|
|
The Perpetual Past
I arrived to New York in January
of 1979. Besides my luggage stuffed with clothes and things, I had carried
with me the imaginary immigrant's suitcase full of memories, odors, flavors
from my native island. I was aware that I was following the same path that
many fellow Sicilians had taken up before me. Instead of having taken the
boat to reach "L'Ammerica", I was stepping down from an airplane into this
land full of opportunities. Yet, many similarities between my journey and
theirs remained. It became obvious that the next natural step to take was
to photograph the Italian American communities. It was, at the same time,
a way to remain connected to my roots and to find out for myself what I shared
and didn't with them. My photographs intended to be a composite of different
lifestyles. Public and semipublic events such as dinner dances, weddings,
religious and social feasts were key rituals which characterized the Italian
American scene and fascinated me the most as a photographer."
Ernesto Bazan
"In a massive Italian exodus
which began more than a century ago, some five million immigrants (the great
majority from southern Italy), began pouring into the United States, and forming
<< Little Italys>> to be among their own kind in their effort
to ease the pain of having transplanted themselves on foreign soil.
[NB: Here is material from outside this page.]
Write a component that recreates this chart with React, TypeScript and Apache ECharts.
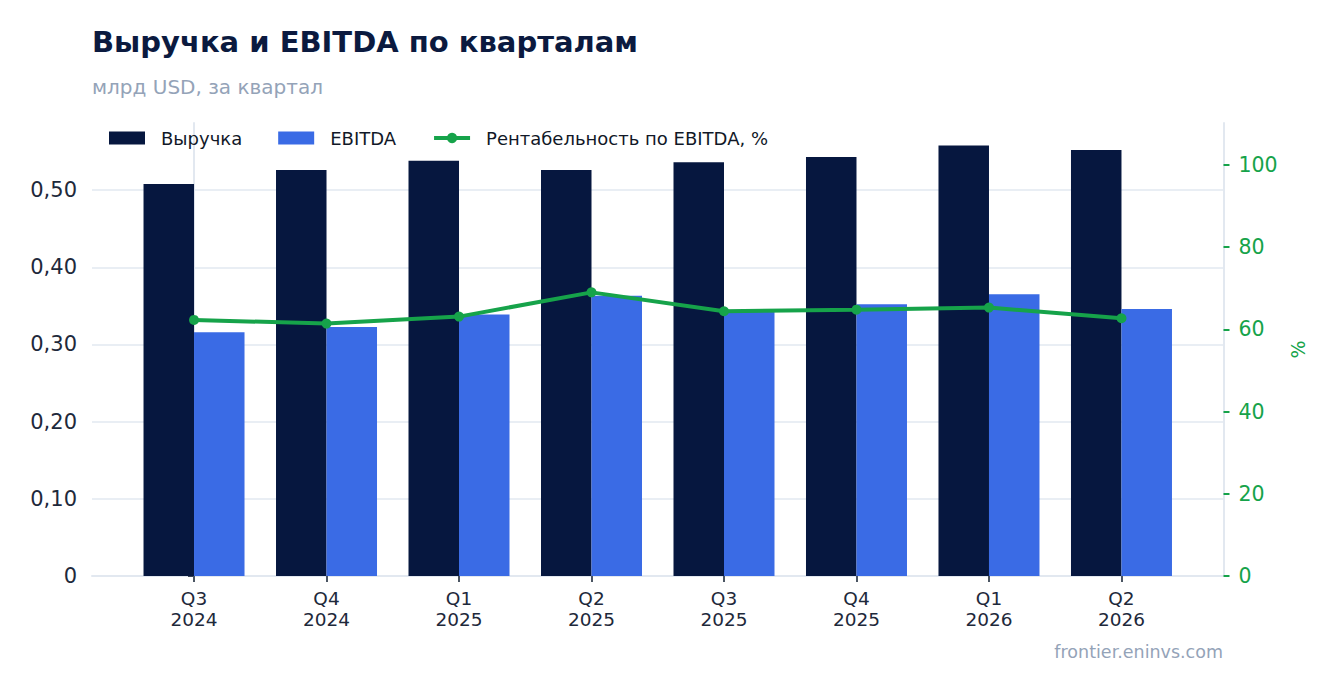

Other
immigrant groups arriving during the same era from eastern and southern Europe
were similarly motivated in establishing their own tight little island; but
none have survived as strongly and vividly as the Little Italys, which to
this day continue to thrive in a number of cities across the nation. At long
last, these Italian American enclaves have come under the scrutiny of a photographer
with the sensibility of an artist and an intimate awareness of their south
Italian past. A Sicilian by birth and a frequenter of Little Italys by obsession,
Ernesto Bazan has produced an album of photographic gems which, in their cumulative
effect, amount to a kind of mini <<commedia umana>>, one that
evokes a unique civilization which, with or without the stimulation of tourist
curiosity, apparently refuses to die."